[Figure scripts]
....
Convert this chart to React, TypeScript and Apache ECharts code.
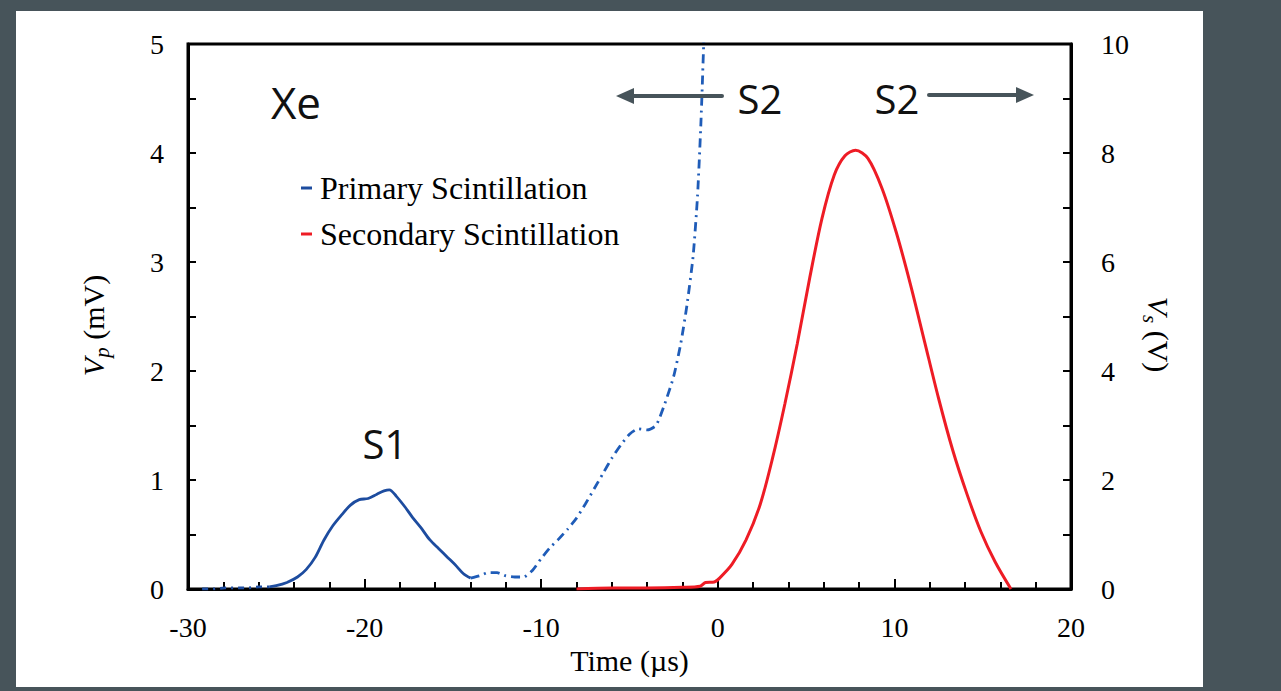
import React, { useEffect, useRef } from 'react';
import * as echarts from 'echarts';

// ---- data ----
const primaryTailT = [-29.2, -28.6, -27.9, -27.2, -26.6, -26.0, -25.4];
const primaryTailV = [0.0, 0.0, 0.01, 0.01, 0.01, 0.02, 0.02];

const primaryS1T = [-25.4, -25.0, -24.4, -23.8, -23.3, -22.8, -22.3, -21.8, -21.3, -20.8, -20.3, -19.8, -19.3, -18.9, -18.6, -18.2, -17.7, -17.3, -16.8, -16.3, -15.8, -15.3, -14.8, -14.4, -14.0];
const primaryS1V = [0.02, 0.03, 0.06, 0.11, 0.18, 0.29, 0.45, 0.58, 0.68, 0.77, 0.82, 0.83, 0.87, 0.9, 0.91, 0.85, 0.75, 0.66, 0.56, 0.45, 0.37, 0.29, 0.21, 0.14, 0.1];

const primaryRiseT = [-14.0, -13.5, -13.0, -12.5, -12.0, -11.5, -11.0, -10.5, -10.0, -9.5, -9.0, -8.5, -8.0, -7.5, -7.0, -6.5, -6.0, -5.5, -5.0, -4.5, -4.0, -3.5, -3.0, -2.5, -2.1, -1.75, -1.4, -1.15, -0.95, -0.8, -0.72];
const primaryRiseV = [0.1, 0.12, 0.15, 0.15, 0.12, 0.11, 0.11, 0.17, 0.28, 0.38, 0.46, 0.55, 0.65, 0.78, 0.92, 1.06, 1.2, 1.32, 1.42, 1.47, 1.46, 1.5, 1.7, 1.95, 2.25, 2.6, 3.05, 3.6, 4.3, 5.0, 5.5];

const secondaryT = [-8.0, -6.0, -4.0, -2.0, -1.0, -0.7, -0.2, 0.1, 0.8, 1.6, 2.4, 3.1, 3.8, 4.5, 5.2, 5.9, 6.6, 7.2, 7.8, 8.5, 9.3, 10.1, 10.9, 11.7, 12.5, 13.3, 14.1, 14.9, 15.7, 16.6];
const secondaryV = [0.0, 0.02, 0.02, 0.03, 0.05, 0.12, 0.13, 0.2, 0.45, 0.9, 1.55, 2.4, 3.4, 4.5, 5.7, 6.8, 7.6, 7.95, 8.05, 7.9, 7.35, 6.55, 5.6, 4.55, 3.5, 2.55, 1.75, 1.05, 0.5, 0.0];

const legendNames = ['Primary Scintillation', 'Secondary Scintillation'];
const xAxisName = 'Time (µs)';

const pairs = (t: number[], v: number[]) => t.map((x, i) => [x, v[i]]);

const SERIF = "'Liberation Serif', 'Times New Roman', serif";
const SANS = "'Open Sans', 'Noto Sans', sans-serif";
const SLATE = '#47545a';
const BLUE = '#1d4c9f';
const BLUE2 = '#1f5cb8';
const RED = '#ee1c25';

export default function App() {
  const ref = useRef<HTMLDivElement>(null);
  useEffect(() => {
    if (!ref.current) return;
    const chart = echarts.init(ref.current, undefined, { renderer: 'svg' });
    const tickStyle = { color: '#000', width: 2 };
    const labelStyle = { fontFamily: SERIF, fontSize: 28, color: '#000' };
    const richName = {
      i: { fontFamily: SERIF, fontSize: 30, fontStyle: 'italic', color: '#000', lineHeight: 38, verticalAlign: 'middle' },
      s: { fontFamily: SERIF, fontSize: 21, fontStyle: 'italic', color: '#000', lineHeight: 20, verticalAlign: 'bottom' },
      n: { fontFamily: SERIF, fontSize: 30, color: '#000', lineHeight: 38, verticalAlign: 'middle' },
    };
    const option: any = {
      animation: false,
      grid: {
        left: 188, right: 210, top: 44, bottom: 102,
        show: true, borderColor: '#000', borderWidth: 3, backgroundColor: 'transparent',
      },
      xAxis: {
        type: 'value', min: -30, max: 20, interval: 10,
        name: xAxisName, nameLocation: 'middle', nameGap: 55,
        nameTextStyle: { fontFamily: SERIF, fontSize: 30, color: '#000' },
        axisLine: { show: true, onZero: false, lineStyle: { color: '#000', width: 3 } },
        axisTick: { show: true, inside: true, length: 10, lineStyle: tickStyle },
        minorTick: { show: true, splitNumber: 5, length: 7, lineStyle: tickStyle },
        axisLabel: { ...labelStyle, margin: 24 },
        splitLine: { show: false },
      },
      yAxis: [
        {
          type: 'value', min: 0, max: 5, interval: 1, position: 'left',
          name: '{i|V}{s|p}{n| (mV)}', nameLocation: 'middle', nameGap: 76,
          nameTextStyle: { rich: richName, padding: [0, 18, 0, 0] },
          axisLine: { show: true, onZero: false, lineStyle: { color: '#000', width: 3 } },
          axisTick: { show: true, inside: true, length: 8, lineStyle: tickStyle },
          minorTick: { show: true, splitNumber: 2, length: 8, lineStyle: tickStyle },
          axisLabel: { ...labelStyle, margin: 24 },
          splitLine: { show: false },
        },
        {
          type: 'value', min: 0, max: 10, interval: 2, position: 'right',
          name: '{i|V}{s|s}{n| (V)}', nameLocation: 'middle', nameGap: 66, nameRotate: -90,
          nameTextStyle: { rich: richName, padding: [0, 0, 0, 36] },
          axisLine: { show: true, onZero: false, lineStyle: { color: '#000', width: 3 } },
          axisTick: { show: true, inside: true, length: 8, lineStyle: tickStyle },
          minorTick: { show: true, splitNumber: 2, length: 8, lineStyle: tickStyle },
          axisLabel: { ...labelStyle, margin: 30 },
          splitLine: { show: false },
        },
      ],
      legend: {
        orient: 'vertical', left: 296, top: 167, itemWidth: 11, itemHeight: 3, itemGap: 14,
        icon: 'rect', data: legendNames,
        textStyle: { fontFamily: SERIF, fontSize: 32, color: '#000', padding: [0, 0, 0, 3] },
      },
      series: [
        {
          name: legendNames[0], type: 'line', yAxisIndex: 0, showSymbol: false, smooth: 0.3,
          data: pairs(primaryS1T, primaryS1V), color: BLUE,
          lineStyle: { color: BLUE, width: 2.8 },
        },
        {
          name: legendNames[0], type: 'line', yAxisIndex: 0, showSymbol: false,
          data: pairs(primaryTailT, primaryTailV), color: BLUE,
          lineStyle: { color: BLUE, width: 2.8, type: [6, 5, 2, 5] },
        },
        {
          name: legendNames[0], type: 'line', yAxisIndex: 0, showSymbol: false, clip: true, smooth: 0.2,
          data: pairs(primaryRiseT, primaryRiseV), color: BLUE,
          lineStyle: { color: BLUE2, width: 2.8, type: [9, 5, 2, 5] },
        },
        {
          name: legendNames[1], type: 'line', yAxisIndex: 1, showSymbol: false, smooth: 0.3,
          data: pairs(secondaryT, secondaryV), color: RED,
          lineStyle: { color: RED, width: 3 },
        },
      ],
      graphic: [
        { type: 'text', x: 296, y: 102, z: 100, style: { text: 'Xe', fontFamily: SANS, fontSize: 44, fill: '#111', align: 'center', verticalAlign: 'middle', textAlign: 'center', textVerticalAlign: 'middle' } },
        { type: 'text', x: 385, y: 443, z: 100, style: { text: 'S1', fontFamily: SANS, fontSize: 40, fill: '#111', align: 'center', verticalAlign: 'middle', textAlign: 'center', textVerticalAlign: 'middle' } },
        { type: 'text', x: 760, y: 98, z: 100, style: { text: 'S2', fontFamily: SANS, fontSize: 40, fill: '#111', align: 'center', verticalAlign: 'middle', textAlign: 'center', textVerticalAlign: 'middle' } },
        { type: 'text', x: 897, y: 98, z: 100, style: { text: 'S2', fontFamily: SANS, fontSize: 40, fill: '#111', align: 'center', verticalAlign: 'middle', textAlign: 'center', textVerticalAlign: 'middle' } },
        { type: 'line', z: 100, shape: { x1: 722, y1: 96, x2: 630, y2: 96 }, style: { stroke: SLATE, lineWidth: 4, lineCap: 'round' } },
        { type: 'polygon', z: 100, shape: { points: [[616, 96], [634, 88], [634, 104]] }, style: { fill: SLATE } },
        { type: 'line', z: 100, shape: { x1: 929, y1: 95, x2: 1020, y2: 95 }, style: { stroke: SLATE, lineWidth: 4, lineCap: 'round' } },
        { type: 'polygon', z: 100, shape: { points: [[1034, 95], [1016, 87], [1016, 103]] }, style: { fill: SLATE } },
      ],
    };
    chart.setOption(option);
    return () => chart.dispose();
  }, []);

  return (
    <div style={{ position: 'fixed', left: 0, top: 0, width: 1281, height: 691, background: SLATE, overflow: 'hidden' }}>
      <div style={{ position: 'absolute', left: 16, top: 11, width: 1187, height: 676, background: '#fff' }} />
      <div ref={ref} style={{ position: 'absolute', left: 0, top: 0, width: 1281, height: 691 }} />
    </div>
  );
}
....
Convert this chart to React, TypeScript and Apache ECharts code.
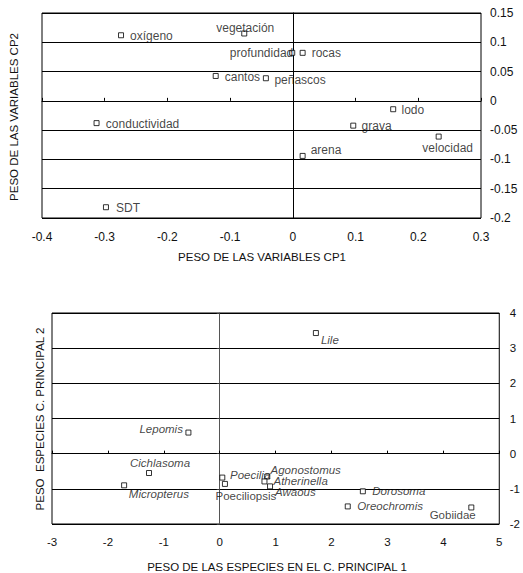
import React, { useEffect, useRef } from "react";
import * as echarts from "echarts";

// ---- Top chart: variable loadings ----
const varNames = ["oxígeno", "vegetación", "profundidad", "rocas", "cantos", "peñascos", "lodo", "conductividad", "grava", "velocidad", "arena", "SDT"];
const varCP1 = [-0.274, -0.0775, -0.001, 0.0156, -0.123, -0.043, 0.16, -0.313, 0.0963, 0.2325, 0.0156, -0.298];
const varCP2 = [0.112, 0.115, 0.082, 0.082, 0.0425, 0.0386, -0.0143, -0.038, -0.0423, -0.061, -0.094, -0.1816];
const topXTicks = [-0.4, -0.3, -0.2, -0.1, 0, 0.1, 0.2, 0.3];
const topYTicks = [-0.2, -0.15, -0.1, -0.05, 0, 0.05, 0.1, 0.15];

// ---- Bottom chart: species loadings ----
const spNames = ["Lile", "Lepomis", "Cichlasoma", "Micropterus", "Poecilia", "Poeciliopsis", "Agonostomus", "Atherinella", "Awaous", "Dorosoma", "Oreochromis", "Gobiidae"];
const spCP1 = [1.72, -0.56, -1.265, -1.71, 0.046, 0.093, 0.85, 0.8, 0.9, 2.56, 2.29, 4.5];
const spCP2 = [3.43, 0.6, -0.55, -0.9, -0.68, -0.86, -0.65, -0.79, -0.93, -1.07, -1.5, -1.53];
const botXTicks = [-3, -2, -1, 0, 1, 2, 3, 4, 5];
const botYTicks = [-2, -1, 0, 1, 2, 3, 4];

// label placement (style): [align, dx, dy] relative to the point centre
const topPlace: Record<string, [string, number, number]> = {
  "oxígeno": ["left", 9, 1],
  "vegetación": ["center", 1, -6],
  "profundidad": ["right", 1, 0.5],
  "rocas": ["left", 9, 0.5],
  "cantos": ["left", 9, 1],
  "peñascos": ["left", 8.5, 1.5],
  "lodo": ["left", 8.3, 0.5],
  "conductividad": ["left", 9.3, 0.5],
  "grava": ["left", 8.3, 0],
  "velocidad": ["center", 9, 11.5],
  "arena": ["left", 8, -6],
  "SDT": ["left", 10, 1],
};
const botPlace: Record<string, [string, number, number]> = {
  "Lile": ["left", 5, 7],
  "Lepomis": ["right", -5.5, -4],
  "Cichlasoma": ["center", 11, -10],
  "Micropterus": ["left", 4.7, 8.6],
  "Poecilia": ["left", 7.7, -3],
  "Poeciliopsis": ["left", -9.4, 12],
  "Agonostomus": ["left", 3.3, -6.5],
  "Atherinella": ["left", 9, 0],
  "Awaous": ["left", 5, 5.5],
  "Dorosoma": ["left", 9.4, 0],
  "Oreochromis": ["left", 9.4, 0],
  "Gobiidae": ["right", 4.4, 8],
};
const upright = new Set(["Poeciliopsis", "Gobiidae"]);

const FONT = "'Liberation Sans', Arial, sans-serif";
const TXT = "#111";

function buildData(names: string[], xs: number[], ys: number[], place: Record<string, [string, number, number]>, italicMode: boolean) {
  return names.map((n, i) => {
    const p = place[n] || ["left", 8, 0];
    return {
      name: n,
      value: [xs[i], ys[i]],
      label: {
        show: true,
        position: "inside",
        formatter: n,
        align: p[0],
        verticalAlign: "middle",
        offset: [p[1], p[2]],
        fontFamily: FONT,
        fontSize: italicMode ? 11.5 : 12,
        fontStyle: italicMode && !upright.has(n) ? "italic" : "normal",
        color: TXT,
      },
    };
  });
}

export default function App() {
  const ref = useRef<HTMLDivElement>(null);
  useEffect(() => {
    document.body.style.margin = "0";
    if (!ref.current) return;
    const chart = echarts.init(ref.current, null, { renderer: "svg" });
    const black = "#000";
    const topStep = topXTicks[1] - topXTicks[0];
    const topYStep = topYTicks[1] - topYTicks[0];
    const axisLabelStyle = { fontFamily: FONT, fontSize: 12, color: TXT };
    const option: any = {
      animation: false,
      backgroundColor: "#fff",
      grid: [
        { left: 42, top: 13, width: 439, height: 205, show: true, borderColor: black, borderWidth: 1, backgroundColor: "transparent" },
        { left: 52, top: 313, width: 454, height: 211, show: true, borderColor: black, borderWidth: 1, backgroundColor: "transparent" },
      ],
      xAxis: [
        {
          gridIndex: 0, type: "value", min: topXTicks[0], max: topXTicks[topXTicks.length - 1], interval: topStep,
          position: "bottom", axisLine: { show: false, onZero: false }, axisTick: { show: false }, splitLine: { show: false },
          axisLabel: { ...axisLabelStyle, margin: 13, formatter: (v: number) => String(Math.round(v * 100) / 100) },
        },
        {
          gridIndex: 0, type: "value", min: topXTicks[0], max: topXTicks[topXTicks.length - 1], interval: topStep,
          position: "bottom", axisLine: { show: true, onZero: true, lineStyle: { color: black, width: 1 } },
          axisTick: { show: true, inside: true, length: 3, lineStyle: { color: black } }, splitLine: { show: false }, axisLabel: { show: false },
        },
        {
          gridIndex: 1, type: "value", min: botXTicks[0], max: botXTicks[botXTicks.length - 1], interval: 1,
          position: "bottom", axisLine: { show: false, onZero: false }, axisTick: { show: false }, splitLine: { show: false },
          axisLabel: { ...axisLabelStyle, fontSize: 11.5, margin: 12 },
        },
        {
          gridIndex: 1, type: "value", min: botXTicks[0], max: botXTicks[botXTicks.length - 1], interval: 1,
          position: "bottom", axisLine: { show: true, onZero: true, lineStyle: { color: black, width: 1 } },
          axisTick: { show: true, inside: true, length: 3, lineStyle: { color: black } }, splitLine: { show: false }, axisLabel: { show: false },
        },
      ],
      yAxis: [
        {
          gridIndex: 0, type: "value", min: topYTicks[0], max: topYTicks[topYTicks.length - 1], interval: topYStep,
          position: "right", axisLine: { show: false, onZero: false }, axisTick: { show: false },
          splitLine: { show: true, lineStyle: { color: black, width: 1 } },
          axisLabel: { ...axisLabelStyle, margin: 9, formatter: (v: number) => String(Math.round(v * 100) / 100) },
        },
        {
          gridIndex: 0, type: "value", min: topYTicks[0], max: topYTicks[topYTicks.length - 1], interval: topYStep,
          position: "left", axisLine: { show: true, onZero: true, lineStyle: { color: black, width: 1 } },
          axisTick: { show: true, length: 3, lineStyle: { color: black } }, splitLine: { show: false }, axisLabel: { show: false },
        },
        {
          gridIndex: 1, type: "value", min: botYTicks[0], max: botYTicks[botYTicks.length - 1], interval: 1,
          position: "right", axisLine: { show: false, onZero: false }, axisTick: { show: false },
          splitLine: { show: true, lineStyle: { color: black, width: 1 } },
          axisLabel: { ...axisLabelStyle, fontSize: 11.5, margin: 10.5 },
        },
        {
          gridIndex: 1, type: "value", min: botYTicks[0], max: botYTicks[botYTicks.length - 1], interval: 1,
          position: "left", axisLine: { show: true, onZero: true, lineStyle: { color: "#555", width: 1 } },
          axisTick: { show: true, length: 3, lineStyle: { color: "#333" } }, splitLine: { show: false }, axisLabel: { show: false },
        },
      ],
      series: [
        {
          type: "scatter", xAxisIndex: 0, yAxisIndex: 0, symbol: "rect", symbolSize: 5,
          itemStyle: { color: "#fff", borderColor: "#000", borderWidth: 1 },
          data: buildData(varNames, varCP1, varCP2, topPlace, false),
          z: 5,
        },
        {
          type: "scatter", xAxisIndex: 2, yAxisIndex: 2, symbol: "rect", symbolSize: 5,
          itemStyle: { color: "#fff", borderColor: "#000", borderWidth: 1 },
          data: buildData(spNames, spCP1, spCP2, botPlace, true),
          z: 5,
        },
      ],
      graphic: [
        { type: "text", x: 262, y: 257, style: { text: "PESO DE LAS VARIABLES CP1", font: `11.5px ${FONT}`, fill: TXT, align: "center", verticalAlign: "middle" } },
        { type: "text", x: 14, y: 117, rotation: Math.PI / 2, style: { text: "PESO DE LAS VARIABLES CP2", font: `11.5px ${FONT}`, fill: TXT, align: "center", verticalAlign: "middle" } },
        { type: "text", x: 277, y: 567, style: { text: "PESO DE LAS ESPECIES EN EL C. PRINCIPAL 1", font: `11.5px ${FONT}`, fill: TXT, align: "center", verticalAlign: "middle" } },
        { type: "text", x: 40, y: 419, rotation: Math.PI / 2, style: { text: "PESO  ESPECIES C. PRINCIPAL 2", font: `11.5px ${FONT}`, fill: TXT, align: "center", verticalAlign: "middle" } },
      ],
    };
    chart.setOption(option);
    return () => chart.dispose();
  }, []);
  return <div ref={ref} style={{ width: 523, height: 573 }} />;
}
....
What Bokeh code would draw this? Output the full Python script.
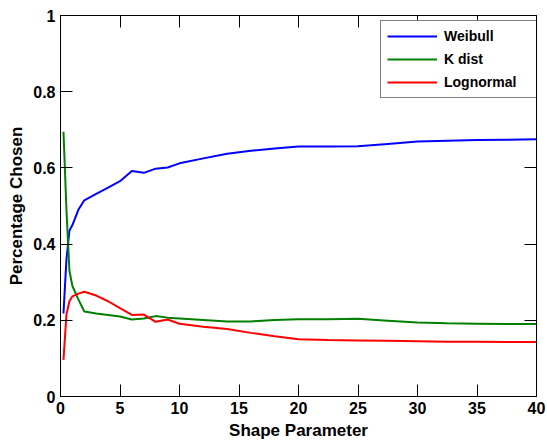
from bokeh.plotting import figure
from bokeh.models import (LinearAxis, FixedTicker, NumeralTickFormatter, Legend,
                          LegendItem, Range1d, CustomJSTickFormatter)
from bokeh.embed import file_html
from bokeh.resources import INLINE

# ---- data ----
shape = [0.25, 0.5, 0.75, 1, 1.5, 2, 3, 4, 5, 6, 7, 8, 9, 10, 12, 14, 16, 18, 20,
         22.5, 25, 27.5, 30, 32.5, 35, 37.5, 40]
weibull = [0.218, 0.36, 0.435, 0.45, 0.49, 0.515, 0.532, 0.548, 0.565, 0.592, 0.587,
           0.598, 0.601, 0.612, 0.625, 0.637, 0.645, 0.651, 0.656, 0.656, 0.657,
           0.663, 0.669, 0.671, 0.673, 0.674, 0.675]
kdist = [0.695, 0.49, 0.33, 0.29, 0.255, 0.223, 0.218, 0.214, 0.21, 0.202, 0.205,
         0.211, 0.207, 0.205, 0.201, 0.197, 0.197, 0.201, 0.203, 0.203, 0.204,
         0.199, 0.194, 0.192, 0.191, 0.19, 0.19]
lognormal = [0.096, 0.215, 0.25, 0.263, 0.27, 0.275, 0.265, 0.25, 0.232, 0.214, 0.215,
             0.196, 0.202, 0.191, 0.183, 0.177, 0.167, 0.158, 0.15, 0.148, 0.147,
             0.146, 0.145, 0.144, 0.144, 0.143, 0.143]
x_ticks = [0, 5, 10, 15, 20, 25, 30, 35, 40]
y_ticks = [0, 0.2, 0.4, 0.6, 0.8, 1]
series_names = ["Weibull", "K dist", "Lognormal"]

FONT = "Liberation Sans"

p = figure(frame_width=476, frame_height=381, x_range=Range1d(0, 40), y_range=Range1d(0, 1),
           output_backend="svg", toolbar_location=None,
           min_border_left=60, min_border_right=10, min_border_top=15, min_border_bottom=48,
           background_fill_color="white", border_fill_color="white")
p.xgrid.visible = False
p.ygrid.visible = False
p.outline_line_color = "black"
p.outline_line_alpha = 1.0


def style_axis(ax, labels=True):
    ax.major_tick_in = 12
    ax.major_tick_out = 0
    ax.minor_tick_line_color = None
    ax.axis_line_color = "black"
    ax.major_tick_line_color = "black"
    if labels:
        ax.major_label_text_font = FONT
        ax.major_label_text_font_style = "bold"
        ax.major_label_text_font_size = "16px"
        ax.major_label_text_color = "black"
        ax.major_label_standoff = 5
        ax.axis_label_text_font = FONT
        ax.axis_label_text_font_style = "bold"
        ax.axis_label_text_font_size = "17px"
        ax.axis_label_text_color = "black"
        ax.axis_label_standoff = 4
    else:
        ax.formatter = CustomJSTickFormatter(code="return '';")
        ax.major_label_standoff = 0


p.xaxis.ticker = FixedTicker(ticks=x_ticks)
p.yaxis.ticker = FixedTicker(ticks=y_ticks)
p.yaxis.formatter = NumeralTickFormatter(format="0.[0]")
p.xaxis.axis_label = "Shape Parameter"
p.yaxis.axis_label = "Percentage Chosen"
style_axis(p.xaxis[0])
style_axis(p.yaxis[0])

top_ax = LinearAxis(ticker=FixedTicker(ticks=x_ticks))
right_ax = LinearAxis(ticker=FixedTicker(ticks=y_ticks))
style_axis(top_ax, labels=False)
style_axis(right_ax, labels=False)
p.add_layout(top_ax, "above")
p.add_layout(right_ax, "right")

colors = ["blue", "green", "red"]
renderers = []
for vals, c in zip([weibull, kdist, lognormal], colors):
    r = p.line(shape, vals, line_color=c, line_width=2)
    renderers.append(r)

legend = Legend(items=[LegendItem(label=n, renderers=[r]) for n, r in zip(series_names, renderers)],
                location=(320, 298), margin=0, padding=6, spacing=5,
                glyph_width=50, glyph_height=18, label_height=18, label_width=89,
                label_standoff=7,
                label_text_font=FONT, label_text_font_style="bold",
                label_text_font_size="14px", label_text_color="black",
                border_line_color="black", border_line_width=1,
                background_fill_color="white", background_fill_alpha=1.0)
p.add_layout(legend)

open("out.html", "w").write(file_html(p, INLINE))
....
Look above and copy only the lines from the one holding "What Bokeh code" to the one holding "from bokeh.resources import INLINE", both included, exactly, minus the pictures.

**Task response:**
What Bokeh code would draw this? Output the full Python script.
from bokeh.plotting import figure
from bokeh.models import (LinearAxis, FixedTicker, NumeralTickFormatter, Legend,
                          LegendItem, Range1d, CustomJSTickFormatter)
from bokeh.embed import file_html
from bokeh.resources import INLINE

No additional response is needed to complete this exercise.